>> START

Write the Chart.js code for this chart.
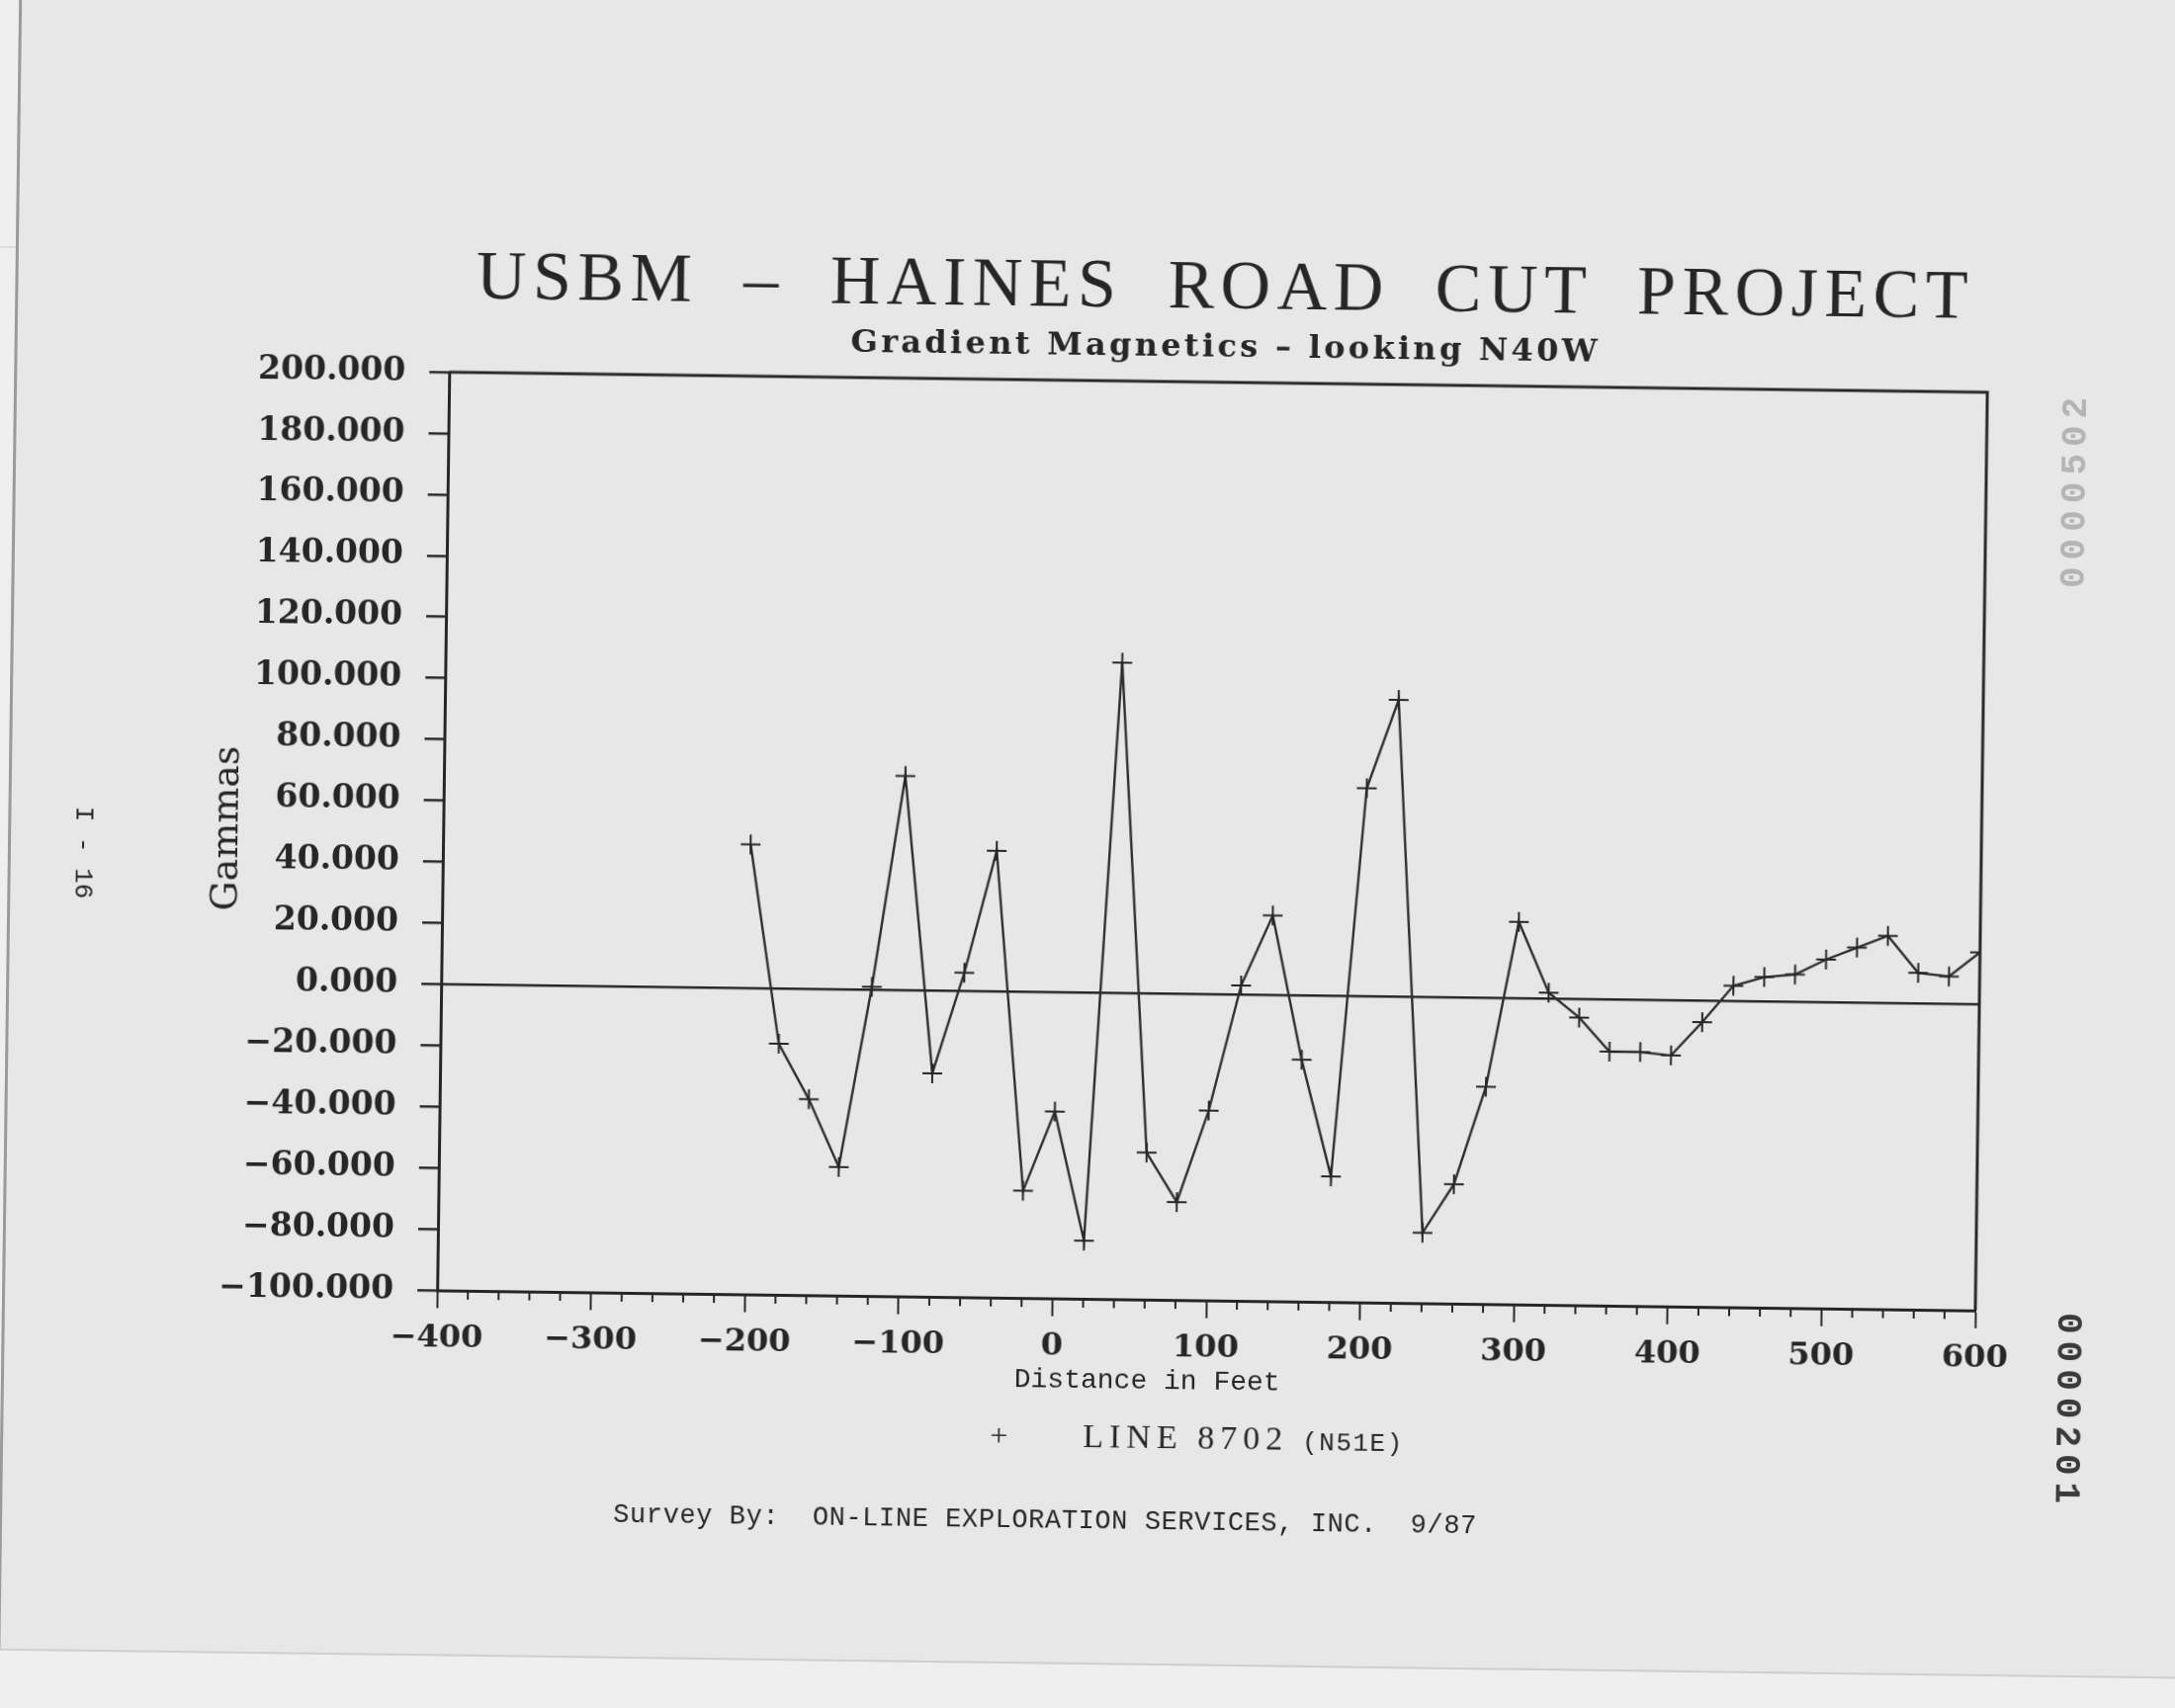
<!DOCTYPE html>
<html>
<head>
<meta charset="utf-8">
<title>USBM - Haines Road Cut Project</title>
<script src="https://cdn.jsdelivr.net/npm/chart.js@4.4.1/dist/chart.umd.min.js"></script>
<style>
  html, body { margin: 0; padding: 0; width: 2200px; height: 1728px; overflow: hidden; background: #efefef; }
  #scanline { position: absolute; left: 0; top: 249px; width: 2200px; height: 2px; background: #dcdcdc; }
  #page { position: absolute; left: 0; top: 0; width: 2200px; height: 1728px;
          transform: rotate(0.75deg); transform-origin: 1100px 864px; }
  #paper { position: absolute; left: 8px; top: -60px; width: 2300px; height: 1742px;
           background: #e7e7e7; border-left: 3px solid #9a9a9a; border-bottom: 2px solid #cfcfcf; }
  #chart { position: absolute; left: 0; top: 0; }
  .txt { position: absolute; color: #262626; white-space: pre; }
  #title { left: 232px; width: 2000px; top: 252px; text-align: center;
           font: 70px/70px "Liberation Serif", serif; letter-spacing: 6.5px; word-spacing: 22px; }
  #subtitle { left: 433px; width: 1600px; top: 332px; text-align: center;
              font: bold 32px/32px "DejaVu Serif", serif; letter-spacing: 3.3px; }
  #legend { left: 1009px; top: 1436px; font: 34px/34px "Liberation Serif", serif; }
  #legend .plus { display: inline-block; width: 18px; font-size: 32px; }
  #legend .name { margin-left: 76px; letter-spacing: 6px; }
  #legend .dir { margin-left: 14px; font: 26px "Liberation Mono", monospace; letter-spacing: 1.5px; }
  #footer { left: 629px; top: 1526px; font: 27px/27px "Liberation Mono", monospace; letter-spacing: 0.6px; }
  #pageno { left: 42px; top: 858px; font: 26px/26px "Liberation Mono", monospace;
            transform: rotate(90deg); transform-origin: 42px 13px; }
  #stamp1 { left: 1995px; top: 462px; width: 200px; text-align: center; color: #b4b4b4;
            font: bold 36px/40px "Liberation Mono", monospace; letter-spacing: 7px; transform: rotate(-90deg); }
  #stamp2 { left: 1997px; top: 1395px; width: 200px; text-align: center; color: #3a3a3a;
            font: bold 36px/40px "Liberation Mono", monospace; letter-spacing: 7px; transform: rotate(90deg); }
</style>
</head>
<body>
<div id="scanline"></div>
<div id="page">
  <div id="paper"></div>
  <canvas id="chart" width="2200" height="1728"></canvas>
  <div class="txt" id="title">USBM – HAINES ROAD CUT PROJECT</div>
  <div class="txt" id="subtitle">Gradient Magnetics – looking N40W</div>
  <div class="txt" id="legend"><span class="plus">+</span><span class="name">LINE 8702</span><span class="dir">(N51E)</span></div>
  <div class="txt" id="footer">Survey By:  ON-LINE EXPLORATION SERVICES, INC.  9/87</div>
  <div class="txt" id="pageno">I - 16</div>
  <div class="txt" id="stamp1">0000502</div>
  <div class="txt" id="stamp2">0000201</div>
</div>
<script>
// survey stations (feet) and gradient readings (gammas)
const stations = [-200, -180, -160, -140, -120, -100, -80, -60, -40, -20, 0, 20, 40, 60, 80, 100,
                  120, 140, 160, 180, 200, 220, 240, 260, 280, 300, 320, 340, 360, 380, 400, 420,
                  440, 460, 480, 500, 520, 540, 560, 580, 600];
const gammas = [47, -18, -36, -58, 1, 70, -27, 6, 46, -65, -39, -81, 108, -52, -68, -38,
                3, 26, -21, -59, 68, 97, -77, -61, -29, 25, 2, -6, -17, -17, -18, -7,
                5, 8, 9, 14, 18, 22, 10, 9, 17];
const xRange = [-400, 600];
const yRange = [-100, 200];
const seriesName = 'LINE 8702 (N51E)';

const ink = '#262626';
const minus = s => String(s).replace('-', '\u2212');

// top/right frame and short ticks every 20 ft
const framePlugin = {
  id: 'frame',
  afterDraw(chart) {
    const { ctx, chartArea: a, scales: { x } } = chart;
    ctx.save();
    ctx.strokeStyle = ink;
    ctx.lineWidth = 3;
    ctx.beginPath();
    ctx.moveTo(a.left, a.top);
    ctx.lineTo(a.right, a.top);
    ctx.lineTo(a.right, a.bottom);
    ctx.stroke();
    ctx.lineWidth = 2;
    ctx.beginPath();
    x.ticks.forEach(t => {
      if (t.value % 100 === 0) return;
      const px = x.getPixelForValue(t.value);
      ctx.moveTo(px, a.bottom);
      ctx.lineTo(px, a.bottom + 9);
    });
    ctx.stroke();
    ctx.restore();
  }
};

new Chart(document.getElementById('chart'), {
  type: 'line',
  data: {
    datasets: [{
      label: seriesName,
      data: stations.map((s, i) => ({ x: s, y: gammas[i] })),
      borderColor: '#2e2e2e',
      borderWidth: 2.4,
      pointStyle: 'cross',
      pointRadius: 10,
      pointBorderWidth: 2,
      pointBorderColor: '#262626',
      tension: 0,
      fill: false
    }]
  },
  options: {
    responsive: false,
    devicePixelRatio: 1,
    animation: false,
    layout: { padding: { left: 207, top: 385, right: 196, bottom: 315 } },
    plugins: { legend: { display: false }, tooltip: { enabled: false } },
    scales: {
      x: {
        type: 'linear',
        min: xRange[0], max: xRange[1],
        afterFit: s => { s.height = 99; },
        border: { display: true, color: ink, width: 3 },
        grid: { drawOnChartArea: false, drawTicks: true, tickLength: 18, tickWidth: 2,
                tickColor: c => (c.tick && c.tick.value % 100 === 0) ? ink : 'transparent' },
        ticks: {
          stepSize: 20, autoSkip: false, maxRotation: 0, padding: 11, color: ink,
          font: { family: 'DejaVu Serif', size: 32, weight: 'bold' },
          callback: v => (v % 100 === 0 ? minus(v) : '')
        },
        title: {
          display: true, text: 'Distance in Feet       ', color: ink, padding: 0,
          font: { family: 'Liberation Mono', size: 28 }
        }
      },
      y: {
        min: yRange[0], max: yRange[1],
        afterFit: s => { s.width = 241; },
        border: { display: true, color: ink, width: 3 },
        grid: { drawOnChartArea: true, drawTicks: true, tickLength: 20, tickWidth: 2.5, tickColor: ink,
                lineWidth: 2.5,
                color: c => (c.tick && c.tick.value === 0) ? ink : 'transparent' },
        ticks: {
          stepSize: 20, padding: 24, color: ink,
          font: { family: 'DejaVu Serif', size: 33, weight: 'bold' },
          callback: v => minus(Number(v).toFixed(3))
        },
        title: {
          display: true, text: 'Gammas', color: ink, padding: 0,
          font: { family: 'DejaVu Serif', size: 38 }
        }
      }
    }
  },
  plugins: [framePlugin]
});
</script>
</body>
</html>
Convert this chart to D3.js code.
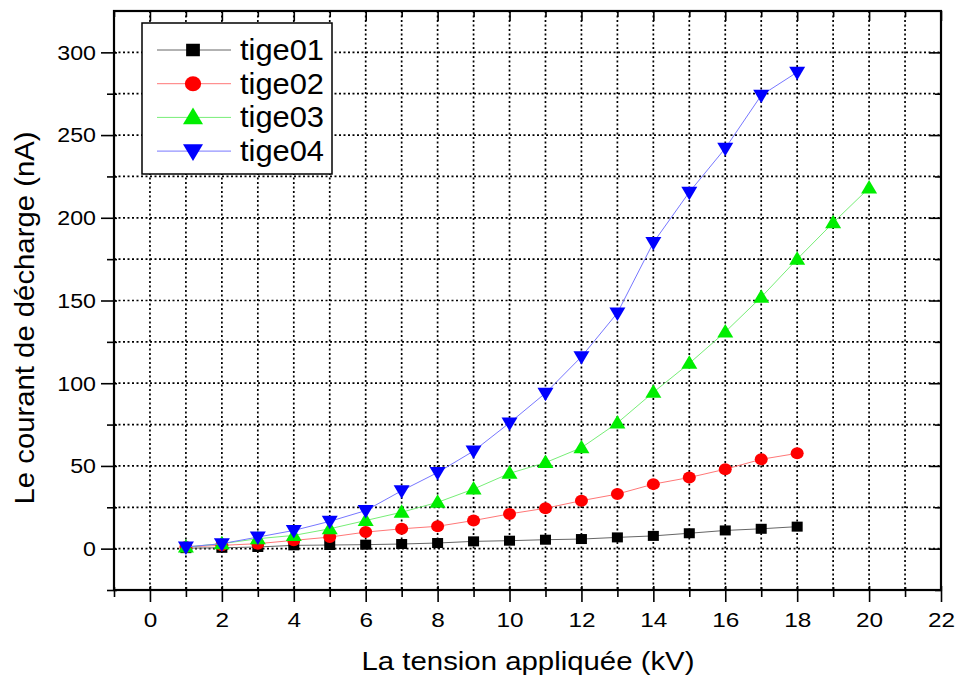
<!DOCTYPE html>
<html>
<head>
<meta charset="utf-8">
<script src="https://cdn.jsdelivr.net/npm/d3@7"></script>
<style>
  body { margin: 0; background: #fff; }
  text { font-family: "Liberation Sans", Arial, sans-serif; fill: #000; }
</style>
</head>
<body>
<svg id="chart" width="959" height="677"></svg>
<script>
// values (nA), tension en kV
var voltage = [1, 2, 3, 4, 5, 6, 7, 8, 9, 10, 11, 12, 13, 14, 15, 16, 17, 18, 19, 20];
var tige01 = [0.3, 0.5, 1, 2, 2.2, 2.4, 2.8, 3.4, 4.4, 4.8, 5.4, 5.8, 6.8, 7.7, 9.3, 11, 12, 13.3];
var tige02 = [1, 2, 3, 5, 7, 10, 12, 13.5, 17, 21, 24.4, 29, 33, 39, 43, 48, 54, 57.6];
var tige03 = [1, 3, 6, 8, 12, 17, 22, 28, 36, 45.5, 52, 61, 76, 94.5, 112, 131, 152, 175, 197, 218];
var tige04 = [1, 3, 7, 11, 16.5, 23, 35, 46, 59, 76, 94, 116, 142.5, 185, 215.5, 242, 274, 288];
var seriesNames = ['tige01', 'tige02', 'tige03', 'tige04'];
var xTicks = [0, 2, 4, 6, 8, 10, 12, 14, 16, 18, 20, 22];
var yTicks = [0, 50, 100, 150, 200, 250, 300];

var series = [
  { name: seriesNames[0], values: tige01, color: '#000', line: '#666', shape: 'square' },
  { name: seriesNames[1], values: tige02, color: '#ff0000', line: '#ff7777', shape: 'circle' },
  { name: seriesNames[2], values: tige03, color: '#00ee00', line: '#77ee77', shape: 'up' },
  { name: seriesNames[3], values: tige04, color: '#0000ff', line: '#7777ff', shape: 'down' }
];

var svg = d3.select('#chart');
var pLeft = 114, pRight = 941, pTop = 11, pBottom = 590;
var stretch = 1.16;

var x = d3.scaleLinear().domain([-1, 22]).range([pLeft, pRight]);
var y = d3.scaleLinear().domain([-25, 325]).range([pBottom, pTop]);

// grid
var grid = svg.append('g').attr('class', 'grid')
  .attr('stroke', '#000').attr('stroke-width', 1.7).attr('stroke-dasharray', '2,2.5');
d3.range(0, 22).forEach(function (v) {
  grid.append('line').attr('x1', x(v)).attr('x2', x(v)).attr('y1', pTop).attr('y2', pBottom);
});
d3.range(0, 325, 25).forEach(function (v) {
  grid.append('line').attr('x1', pLeft).attr('x2', pRight).attr('y1', y(v)).attr('y2', y(v));
});

// axes
var xMinor = d3.range(-1, 22, 2);
var yMinor = d3.range(-25, 325, 50);

var bottomAxis = svg.append('g').attr('transform', 'translate(0,' + pBottom + ')')
  .call(d3.axisBottom(x).tickValues(xTicks).tickSize(12).tickFormat(d3.format('d')));
bottomAxis.selectAll('.tick line').attr('y1', -4).attr('stroke-width', 1.6);
bottomAxis.selectAll('.tick text').attr('y', 37).attr('dy', null)
  .attr('font-size', 21).attr('transform', 'scale(' + stretch + ',1)');
svg.append('g').attr('transform', 'translate(0,' + pBottom + ')')
  .call(d3.axisBottom(x).tickValues(xMinor).tickSize(7).tickFormat(''))
  .selectAll('.tick line').attr('y1', -3).attr('stroke-width', 1.6);

var leftAxis = svg.append('g').attr('transform', 'translate(' + pLeft + ',0)')
  .call(d3.axisLeft(y).tickValues(yTicks).tickSize(13));
leftAxis.selectAll('.tick line').attr('x1', 3).attr('stroke-width', 1.6);
leftAxis.selectAll('.tick text').attr('x', -18 / stretch).attr('dy', '0.34em')
  .attr('font-size', 20).attr('transform', 'scale(' + stretch + ',1)');
svg.append('g').attr('transform', 'translate(' + pLeft + ',0)')
  .call(d3.axisLeft(y).tickValues(yMinor).tickSize(7).tickFormat(''))
  .selectAll('.tick line').attr('x1', 3).attr('stroke-width', 1.6);

svg.append('g').attr('transform', 'translate(0,' + pTop + ')')
  .call(d3.axisTop(x).tickValues(xTicks).tickSize(-10).tickFormat(''))
  .selectAll('.tick line').attr('stroke-width', 1.6);
svg.append('g').attr('transform', 'translate(0,' + pTop + ')')
  .call(d3.axisTop(x).tickValues(xMinor).tickSize(-6).tickFormat(''))
  .selectAll('.tick line').attr('stroke-width', 1.6);
svg.append('g').attr('transform', 'translate(' + pRight + ',0)')
  .call(d3.axisRight(y).tickValues(yTicks).tickSize(-12).tickFormat(''))
  .selectAll('.tick line').attr('stroke-width', 1.6);
svg.append('g').attr('transform', 'translate(' + pRight + ',0)')
  .call(d3.axisRight(y).tickValues(yMinor).tickSize(-6).tickFormat(''))
  .selectAll('.tick line').attr('stroke-width', 1.6);
svg.selectAll('.domain').remove();

svg.append('rect').attr('x', pLeft).attr('y', pTop)
  .attr('width', pRight - pLeft).attr('height', pBottom - pTop)
  .attr('fill', 'none').attr('stroke', '#000').attr('stroke-width', 2.2);

// markers, k scales the size (legend uses bigger ones)
function drawMarker(g, shape, color, cx, cy, k) {
  k = k || 1;
  if (shape === 'square') {
    g.append('rect').attr('x', cx - 5.5 * k).attr('y', cy - 5 * k)
      .attr('width', 11 * k).attr('height', 10 * k).attr('fill', color);
  } else if (shape === 'circle') {
    g.append('ellipse').attr('cx', cx).attr('cy', cy).attr('rx', 6.5 * k).attr('ry', 6 * k).attr('fill', color);
  } else if (shape === 'up') {
    g.append('path').attr('d', 'M' + (cx - 8 * k) + ',' + (cy + 5.5 * k) + 'L' + (cx + 8 * k) + ',' + (cy + 5.5 * k) +
      'L' + cx + ',' + (cy - 8 * k) + 'Z').attr('fill', color);
  } else {
    g.append('path').attr('d', 'M' + (cx - 8 * k) + ',' + (cy - 5.5 * k) + 'L' + (cx + 8 * k) + ',' + (cy - 5.5 * k) +
      'L' + cx + ',' + (cy + 8 * k) + 'Z').attr('fill', color);
  }
}

var line = d3.line()
  .x(function (d, i) { return x(voltage[i]); })
  .y(function (d) { return y(d); });

series.forEach(function (s) {
  var g = svg.append('g').attr('class', 'series');
  g.append('path').datum(s.values).attr('d', line)
    .attr('fill', 'none').attr('stroke', s.line).attr('stroke-width', 1);
  s.values.forEach(function (v, i) {
    drawMarker(g, s.shape, s.color, x(voltage[i]), y(v));
  });
});

// legend
var legend = svg.append('g').attr('class', 'legend');
legend.append('rect').attr('x', 142).attr('y', 23).attr('width', 190).attr('height', 151)
  .attr('fill', '#fff').attr('stroke', '#000').attr('stroke-width', 1.5);
series.forEach(function (s, i) {
  var ly = 50 + i * 33.7;
  legend.append('line').attr('x1', 157).attr('x2', 231).attr('y1', ly).attr('y2', ly)
    .attr('stroke', s.line).attr('stroke-width', 1);
  drawMarker(legend, s.shape, s.color, 193, ly, 1.25);
  legend.append('text').attr('x', 240).attr('y', ly + 10)
    .attr('font-size', 29).attr('textLength', 84).attr('lengthAdjust', 'spacingAndGlyphs')
    .text(s.name);
});

// axis titles
svg.append('text').attr('x', 528).attr('y', 670).attr('text-anchor', 'middle')
  .attr('font-size', 26).attr('textLength', 333).attr('lengthAdjust', 'spacingAndGlyphs')
  .text('La tension appliquée (kV)');
svg.append('text').attr('transform', 'translate(34,318) rotate(-90)').attr('text-anchor', 'middle')
  .attr('font-size', 28).attr('textLength', 373).attr('lengthAdjust', 'spacingAndGlyphs')
  .text('Le courant de décharge (nA)');
</script>
</body>
</html>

>> END

Which lines hold the word "code"? Copy every one of them.

The result:
Write the Chart.js code for this chart.
Convert this chart to D3.js code.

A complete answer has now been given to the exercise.